Hank Paulson: China key to global growth
Hank Paulson: China key to global growth

For a long time, there were no defaults in China.

When struggling companies could no longer pay the bills, a white knight of one variety or another would always appear. Typically it was the local government, riding in to offer last-minute loans that would keep moribund businesses going.

But those days appear to be over. Already this week, property developer Kaisa, and state-owned Baoding Tianwei Group, a power transformer manufacturer, have failed to make payments to creditors. No bailouts have materialized.

And that's a really good thing.

Beijing has been gradually rolling back the implicit guarantees that underpin China's financial system. Last year, bondholders were given a fright when Chaori Solar was allowed to miss a payment, becoming the first Chinese corporate to default.

In the past, Chinese investors were able to assume the government would always act as a lender of last resort, a promise that extended even to shadow banking products.

That assurance encouraged investors to ignore company fundamentals, rewarding firms that should have been punished by the market.
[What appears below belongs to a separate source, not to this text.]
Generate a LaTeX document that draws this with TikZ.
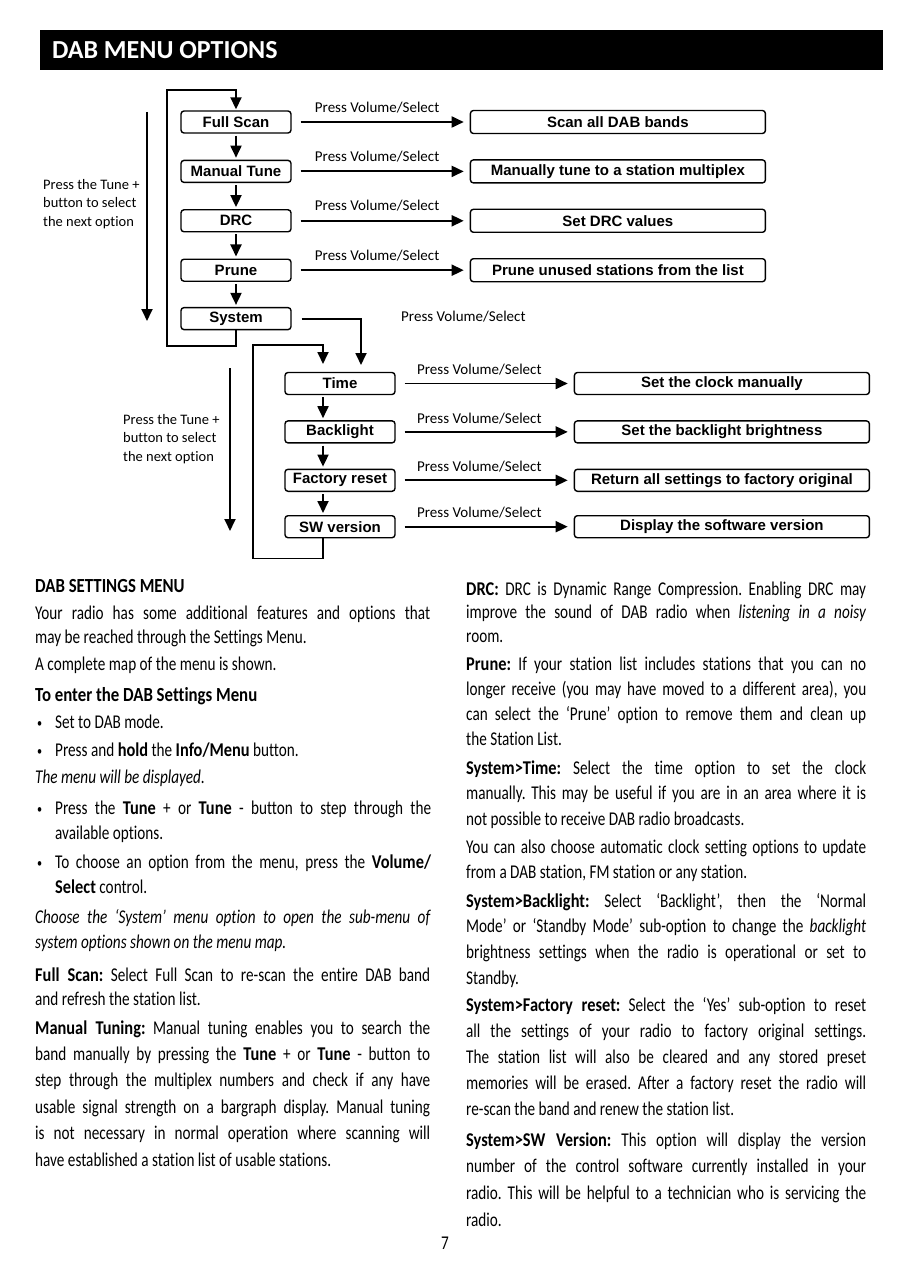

Instead of closing up shop, bailed out firms merely added more debt to their balance sheets.

Related: China's economic growth drops to slowest pace since 2009

Former U.S. Treasury Secretary Henry Paulson, who has a long history of working with Chinese officials, warned about the lack of real risk in his new book on China.

"One of the biggest problems in China's banking system is the moral hazard created by the expectation that the government will always step in to prop up a failed institution and assume its losses," Paulson wrote.

"The many financial institutions that aren't systemically important should not be propped up by the government," he said. "They should be allowed to fail."

Beijing is likely to continue to evaluate failing companies on a case-by-case basis, according to analysts at Fitch Ratings. For now, a looming default by a large, systemically important firm would likely still result in a bailout.

"State authorities could still intervene in varying forms on a selective basis, as they gauge the impact of each default case on the debt capital market and the broader economy," Fitch said.